### WHAT IS ASKED
Pictures are not part of the copy. Retype the lines from the first one through the line that contains "plt.rcParams['font.family'] = ['Liberation".

### INFORMATION PROVIDED
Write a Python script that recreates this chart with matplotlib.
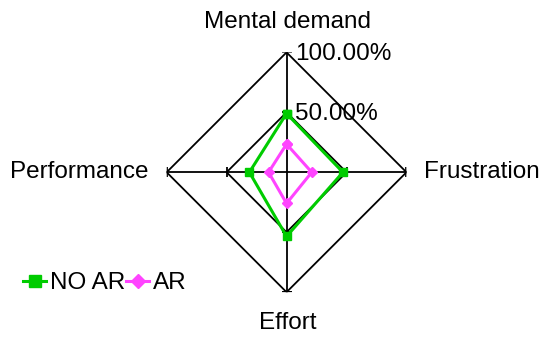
import numpy as np
import matplotlib.pyplot as plt

plt.rcParams['font.family'] = ['Liberation Sans', 'DejaVu Sans']

categories = ['Mental demand', 'Frustration', 'Effort', 'Performance']
no_ar = [0.49, 0.47, 0.535, 0.31]
ar = [0.235, 0.21, 0.26, 0.15]
grid_levels = [0.5, 1.0]
grid_labels = ['50.00%', '100.00%']

green = '#00cc00'
magenta = '#ff44ff'

fig = plt.figure(figsize=(5.5, 3.42), dpi=100)
ax = fig.add_axes([0.303, 0.1453, 0.436, 0.702], projection='polar')
ax.set_theta_zero_location('N')
ax.set_theta_direction(-1)
ax.set_ylim(0, 1)
ax.grid(False)
ax.spines['polar'].set_visible(False)
ax.set_xticks([])
ax.set_yticks([])

theta = np.linspace(0, 2 * np.pi, len(categories), endpoint=False)
closed = np.append(theta, theta[0])

# diamond grid and spokes
for lvl in grid_levels:
    ax.plot(closed, [lvl] * len(closed), color='black', lw=1.3, zorder=1)
for i, t in enumerate(theta):
    ax.plot([t, t], [0, 1], color='black', lw=1.3, zorder=1)
    mk = '_' if i % 2 == 0 else '|'
    ax.plot([t, t], grid_levels, linestyle='none', marker=mk, ms=7,
            mew=1.3, color='black', zorder=1)

ax.plot(closed, no_ar + no_ar[:1], color=green, lw=2.2, marker='s', ms=6,
        label='NO AR', zorder=3, clip_on=False)
ax.plot(closed, ar + ar[:1], color=magenta, lw=2.2, marker='D', ms=5,
        label='AR', zorder=4, clip_on=False)

fs = 17.5
for lvl, lab in zip(grid_levels, grid_labels):
    ax.annotate(lab, xy=(0, lvl), xytext=(6, -1), textcoords='offset points',
                fontsize=fs, va='center', ha='left', zorder=5)

fig.text(287 / 550, 1 - 22 / 342, categories[0], fontsize=fs, ha='center', va='center')
fig.text(424 / 550, 1 - 172 / 342, categories[1], fontsize=fs, ha='left', va='center')
fig.text(288 / 550, 1 - 323 / 342, categories[2], fontsize=fs, ha='center', va='center')
fig.text(148 / 550, 1 - 172 / 342, categories[3], fontsize=fs, ha='right', va='center')

fig.legend(loc='center left', bbox_to_anchor=(23 / 550, 1 - 283 / 342), ncol=2,
           frameon=False, fontsize=fs, handlelength=0.95, handletextpad=0.15,
           columnspacing=0.05, borderaxespad=0, borderpad=0, markerscale=1.4)

fig.savefig('out.png', dpi=100)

### ANSWER TO THE TASK
Write a Python script that recreates this chart with matplotlib.
import numpy as np
import matplotlib.pyplot as plt

plt.rcParams['font.family'] = ['Liberation Sans', 'DejaVu Sans']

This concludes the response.